Department of Administrative Services

Department overview
- Formed: 7 October 1975
- Preceding Department: Department of Services and Property Department of Manufacturing Industry;
- Dissolved: 22 December 1975
- Superseding Department: Department of Administrative Services (II);
- Jurisdiction: Commonwealth of Australia
- Headquarters: Canberra
- Department executive: Maurice Timbs, Secretary;

= Department of Administrative Services (1975) =

Australian government department, 1975–1975

The Department of Administrative Services was an Australian government department that existed between October 1975 and December 1975. It was the first so-named Commonwealth department, to be followed by three more.

==Scope==
Information about the department's functions and government funding allocation could be found in the Administrative Arrangements Orders, the annual Portfolio Budget Statements and in the Department's annual reports.

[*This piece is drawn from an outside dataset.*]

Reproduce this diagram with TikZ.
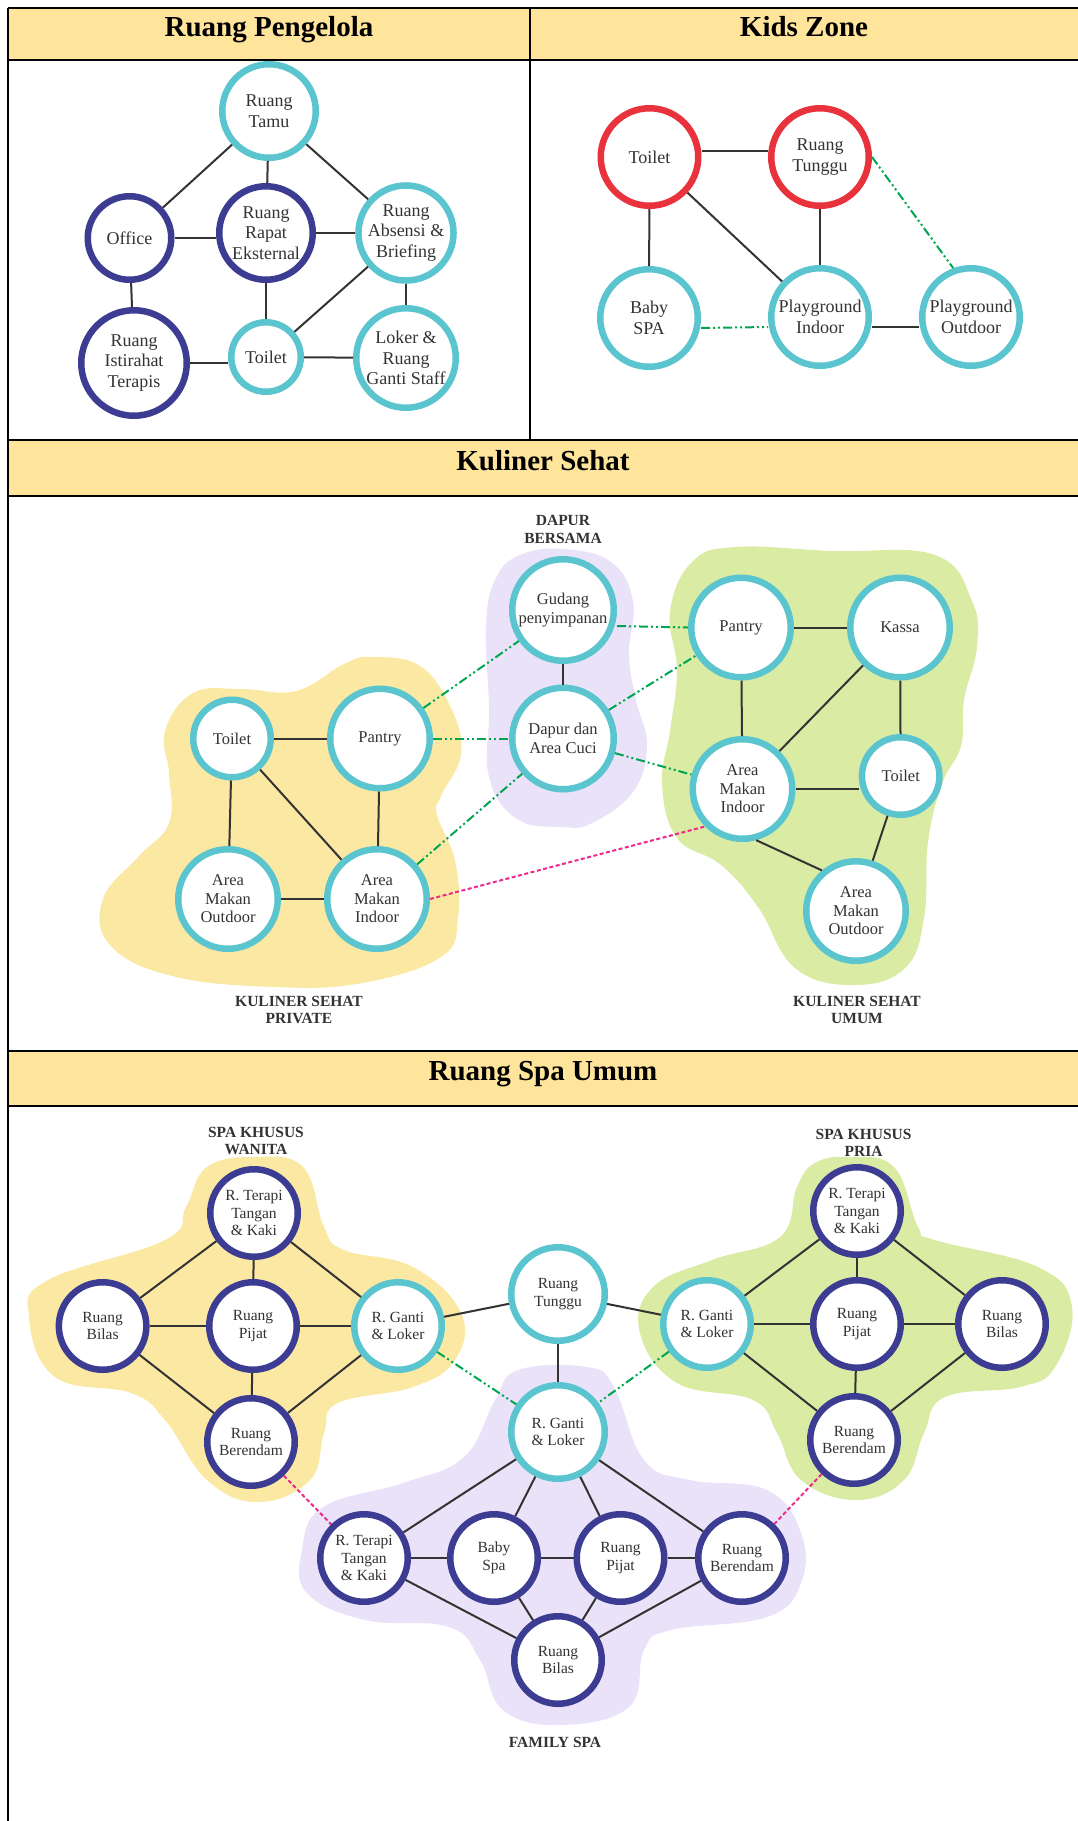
\documentclass[tikz,border=0pt]{standalone}
\usepackage{fontspec}
\setmainfont{Liberation Serif}
\definecolor{kuning}{HTML}{FFE49B}
\definecolor{blobkuning}{HTML}{FBE8A3}
\definecolor{blobhijau}{HTML}{DAEBA3}
\definecolor{blobungu}{HTML}{EAE2F9}
\definecolor{navy}{HTML}{3C3C92}
\definecolor{tosca}{HTML}{5BC5CF}
\definecolor{merah}{HTML}{E8323C}
\definecolor{hijau}{HTML}{00A54F}
\definecolor{merahmuda}{HTML}{EC2A8C}
\definecolor{abu}{HTML}{333333}

\begin{document}
\begin{tikzpicture}[x=1pt,y=-1pt,
  ruang/.style={circle,draw,fill=white,line width=6.5pt,inner sep=0pt,align=center,text=abu,minimum size=#1},
  cy/.style={draw=tosca},
  nv/.style={draw=navy},
  rd/.style={draw=merah},
  fA/.style={font=\fontsize{18}{20.5}\selectfont},
  fB/.style={font=\fontsize{16.5}{18.5}\selectfont},
  fC/.style={font=\fontsize{15.5}{17.5}\selectfont},
  garis/.style={line width=2pt,draw=abu},
  hijaudd/.style={line width=2pt,draw=hijau,dash pattern=on 9pt off 3pt on 2pt off 3pt on 2pt off 3pt},
  pinkd/.style={line width=2pt,draw=merahmuda,dash pattern=on 4pt off 2.5pt},
  tabel/.style={line width=2.3pt,draw=black},
  judul/.style={font=\fontsize{29}{32}\selectfont\bfseries,anchor=base},
  grup/.style={font=\fontsize{15.5}{17.5}\selectfont\bfseries,align=center,text=abu}]
\useasboundingbox (0,0) rectangle (1078,1821);

% tabel
\fill[kuning] (8,8) rectangle (1078,60);
\fill[kuning] (8,440) rectangle (1078,496);
\fill[kuning] (8,1051) rectangle (1078,1106);
\draw[tabel] (8,8) -- (1078,8);
\draw[tabel] (8,60) -- (1078,60);
\draw[tabel] (8,440) -- (1078,440);
\draw[tabel] (8,496) -- (1078,496);
\draw[tabel] (8,1051) -- (1078,1051);
\draw[tabel] (8,1106) -- (1078,1106);
\draw[tabel] (530,8) -- (530,440);
\draw[tabel] (8,8) -- (8,1821);

\node[judul] (J1) at (269,36) {Ruang Pengelola};
\node[judul] (J2) at (804,36) {Kids Zone};
\node[judul] (J3) at (543,470) {Kuliner Sehat};
\node[judul] (J4) at (543,1080) {Ruang Spa Umum};

% ruang pengelola
\node[ruang=93.5,cy,fA] (TM) at (269,111) {Ruang\\Tamu};
\node[ruang=83.5,nv,fA] (OF) at (129.5,238) {Office};
\node[ruang=93.5,nv,fA] (RP) at (266,233) {Ruang\\Rapat\\Eksternal};
\node[ruang=93.5,cy,fA] (AB) at (406,233) {Ruang\\Absensi \&\\Briefing};
\node[ruang=105.5,nv,fA] (IT) at (134,363) {Ruang\\Istirahat\\Terapis};
\node[ruang=69.5,cy,fA] (TO) at (266,357) {Toilet};
\node[ruang=99.5,cy,fA] (LK) at (406,358) {Loker \&\\Ruang\\Ganti Staff};
\draw[garis] (TM) -- (OF);
\draw[garis] (TM) -- (RP);
\draw[garis] (TM) -- (AB);
\draw[garis] (OF.east) -- (OF.east -| RP.west);
\draw[garis] (RP) -- (AB);
\draw[garis] (OF) -- (IT);
\draw[garis] (RP) -- (TO);
\draw[garis] (AB) -- (TO);
\draw[garis] (AB) -- (LK);
\draw[garis] (IT.east) -- (IT.east -| TO.west);
\draw[garis] (TO) -- (LK);

% kids zone
\begin{scope}[shift={(530,0)}]
	\node[ruang=97.5,rd,fA] (KT) at (119.5,157) {Toilet};
	\node[ruang=97.5,rd,fA] (KR) at (290,157) {Ruang\\Tunggu};
	\node[ruang=97.5,cy,fA] (KB) at (119,318) {Baby\\SPA};
	\node[ruang=97.5,cy,fA] (KI) at (290,317) {Playground\\Indoor};
	\node[ruang=97.5,cy,fA] (KO) at (441,317) {Playground\\Outdoor};
	\draw[garis] ([yshift=6pt]KT.east) -- ([yshift=6pt]KR.west);
	\draw[garis] (KT) -- (KB);
	\draw[garis] (KT) -- (KI);
	\draw[garis] (KR) -- (KI);
	\draw[garis] ([yshift=-10pt]KI.east) -- ([yshift=-10pt]KO.west);
	\draw[hijaudd] ([yshift=-10pt]KB.east) -- ([yshift=-10pt]KI.west);
	\draw[hijaudd] (KR.east) -- (KO.110);
\end{scope}

% kuliner sehat
\begin{scope}[shift={(0,440)}]
	\fill[blobkuning] plot[smooth cycle,tension=0.7] coordinates {(165,291) (193,253) (241,249) (296,251) (344,224) (372,217) (420,226) (451,268) (461,314) (441,356) (437,375) (455,421) (458,478) (441,517) (362,543) (275,547) (172,536) (110,505) (103,459) (138,417) (169,383) (169,333)};
	\fill[blobungu] plot[smooth cycle,tension=0.7] coordinates {(563,109) (611,122) (633,161) (629,214) (636,260) (647,306) (633,352) (592,383) (563,387) (517,379) (489,337) (489,268) (486,184) (496,138) (520,115)};
	\fill[blobhijau] plot[smooth cycle,tension=0.7] coordinates {(692,122) (736,107) (832,111) (935,115) (972,161) (977,207) (964,260) (961,306) (942,344) (928,402) (924,478) (905,528) (854,545) (795,528) (758,467) (721,425) (677,398) (662,344) (670,291) (677,230) (670,172)};
	\node[grup] (LD) at (563,89.5) {DAPUR\\BERSAMA};
	\node[grup] (LP) at (299,570) {KULINER SEHAT\\PRIVATE};
	\node[grup] (LU) at (857,570) {KULINER SEHAT\\UMUM};
	\node[ruang=77.5,cy,fB] (PT) at (232,298.5) {Toilet};
	\node[ruang=99.5,cy,fB] (PP) at (380,298.5) {Pantry};
	\node[ruang=99.5,cy,fB] (PO) at (228,459) {Area\\Makan\\Outdoor};
	\node[ruang=99.5,cy,fB] (PI) at (377,459) {Area\\Makan\\Indoor};
	\node[ruang=101.5,cy,fB] (DG) at (563,170) {Gudang\\penyimpanan};
	\node[ruang=101.5,cy,fB] (DC) at (563,298.5) {Dapur dan\\Area Cuci};
	\node[ruang=99.5,cy,fB] (UP) at (741,187.5) {Pantry};
	\node[ruang=99.5,cy,fB] (UK) at (900,187.5) {Kassa};
	\node[ruang=99.5,cy,fB] (UI) at (742.5,349) {Area\\Makan\\Indoor};
	\node[ruang=77.5,cy,fB] (UT) at (900.7,336) {Toilet};
	\node[ruang=99.5,cy,fB] (UO) at (856,471) {Area\\Makan\\Outdoor};
	\draw[garis] (PT) -- (PP);
	\draw[garis] (PT) -- (PO);
	\draw[garis] (PT) -- (PI);
	\draw[garis] (PP) -- (PI);
	\draw[garis] (PO) -- (PI);
	\draw[garis] (DG) -- (DC);
	\draw[garis] (UP) -- (UK);
	\draw[garis] (UP) -- (UI);
	\draw[garis] (UK) -- (UI);
	\draw[garis] (UK) -- (UT);
	\draw[garis] (UI.east) -- (UI.east -| UT.west);
	\draw[garis] (UT) -- (UO);
	\draw[garis] (UI.-75) -- (UO.130);
	\draw[hijaudd] (PP) -- (DG);
	\draw[hijaudd] (PP) -- (DC);
	\draw[hijaudd] (PI) -- (DC);
	\draw[hijaudd] ([yshift=-16pt]DG.east) -- (UP.west);
	\draw[hijaudd] (DC) -- (UP);
	\draw[hijaudd] (DC) -- (UI);
	\draw[pinkd] (PI.east) -- (UI.south west);
\end{scope}

% ruang spa umum
\begin{scope}[shift={(0,1051)}]
	\fill[blobkuning] plot[smooth cycle,tension=0.7] coordinates {(255,106) (303,116) (324,176) (344,199) (413,216) (461,262) (455,309) (413,336) (338,352) (324,382) (310,429) (258,451) (207,429) (165,369) (131,342) (55,326) (29,266) (48,229) (165,189) (186,156) (207,116)};
	\fill[blobhijau] plot[smooth cycle,tension=0.7] coordinates {(849,106) (894,116) (918,176) (935,189) (1038,216) (1072,256) (1055,316) (1020,336) (945,346) (924,382) (904,429) (856,449) (801,429) (777,382) (753,349) (677,332) (640,282) (653,236) (712,209) (780,186) (797,136) (815,112)};
	\fill[blobungu] plot[smooth cycle,tension=0.7] coordinates {(518,319) (587,316) (614,336) (644,409) (690,429) (767,439) (801,482) (801,532) (767,566) (671,579) (644,599) (629,656) (560,674) (503,659) (480,609) (449,576) (365,569) (307,542) (302,499) (323,456) (403,432) (464,406) (495,349)};
	\node[grup] (LW) at (256,90) {SPA KHUSUS\\WANITA};
	\node[grup] (LR) at (863.6,92) {SPA KHUSUS\\PRIA};
	\node[grup] (LF) at (555,691) {FAMILY SPA};
	% wanita
	\node[ruang=87.5,nv,fC] (WT) at (254,162) {R. Terapi\\Tangan\\\& Kaki};
	\node[ruang=87.5,nv,fC] (WB) at (102.6,275) {Ruang\\Bilas};
	\node[ruang=87.5,nv,fC] (WP) at (253,275) {Ruang\\Pijat};
	\node[ruang=87.5,cy,fC] (WG) at (398,275) {R. Ganti\\\& Loker};
	\node[ruang=87.5,nv,fC] (WR) at (251,391) {Ruang\\Berendam};
	% tunggu
	\node[ruang=93.5,cy,fC] (ST) at (558,243) {Ruang\\Tunggu};
	% pria
	\node[ruang=87.5,cy,fC] (QG) at (707,273) {R. Ganti\\\& Loker};
	\node[ruang=87.5,nv,fC] (QT) at (857,160) {R. Terapi\\Tangan\\\& Kaki};
	\node[ruang=87.5,nv,fC] (QP) at (857,273) {Ruang\\Pijat};
	\node[ruang=87.5,nv,fC] (QB) at (1002,273) {Ruang\\Bilas};
	\node[ruang=87.5,nv,fC] (QR) at (854,389) {Ruang\\Berendam};
	% family
	\node[ruang=93.5,cy,fC] (FG) at (558,381) {R. Ganti\\\& Loker};
	\node[ruang=87.5,nv,fC] (FT) at (364,507) {R. Terapi\\Tangan\\\& Kaki};
	\node[ruang=87.5,nv,fC] (FB) at (494,507) {Baby\\Spa};
	\node[ruang=87.5,nv,fC] (FP) at (620.5,507) {Ruang\\Pijat};
	\node[ruang=87.5,nv,fC] (FR) at (742,507) {Ruang\\Berendam};
	\node[ruang=87.5,nv,fC] (FL) at (558,609) {Ruang\\Bilas};
	\draw[garis] (WT) -- (WB);
	\draw[garis] (WT) -- (WP);
	\draw[garis] (WT) -- (WG);
	\draw[garis] (WB) -- (WP);
	\draw[garis] (WP) -- (WG);
	\draw[garis] (WB) -- (WR);
	\draw[garis] (WP) -- (WR);
	\draw[garis] (WG) -- (WR);
	\draw[garis] (WG) -- (ST);
	\draw[garis] (ST) -- (QG);
	\draw[garis] (ST) -- (FG);
	\draw[garis] (QG) -- (QT);
	\draw[garis] (QG) -- (QP);
	\draw[garis] (QG) -- (QR);
	\draw[garis] (QT) -- (QP);
	\draw[garis] (QT) -- (QB);
	\draw[garis] (QP) -- (QB);
	\draw[garis] (QP) -- (QR);
	\draw[garis] (QB) -- (QR);
	\draw[garis] (FG) -- (FT);
	\draw[garis] (FG) -- (FB);
	\draw[garis] (FG) -- (FP);
	\draw[garis] (FG) -- (FR);
	\draw[garis] (FT) -- (FB);
	\draw[garis] (FB) -- (FP);
	\draw[garis] (FP) -- (FR);
	\draw[garis] (FT) -- (FL);
	\draw[garis] (FB) -- (FL);
	\draw[garis] (FP) -- (FL);
	\draw[garis] (FR) -- (FL);
	\draw[hijaudd] (WG) -- (FG);
	\draw[hijaudd] (QG) -- (FG);
	\draw[pinkd] (WR) -- (FT);
	\draw[pinkd] (QR) -- (FR);
\end{scope}

\end{tikzpicture}
\end{document}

According to the Administrative Arrangements Order made on 7 October 1975, the Department dealt with:
- Elections and referendums
- Provision of accommodation, staff and other facilities for members of the Parliament other than in Parliament House
- Australian Government purchasing policy
- Procurement and purchase of goods and services, as required, for Australian Government purposes
- Maintenance of stocks of any such goods
- Disposal of surplus goods
- Government transport and storage facilities in the States and storage and transport of goods in the Australian Capital Territory
- Advisory services on fire protection for Australian Government purposes in Australia

==Structure==
The Department was an Australian Public Service department, staffed by officials who were responsible to the Minister for Administrative Services.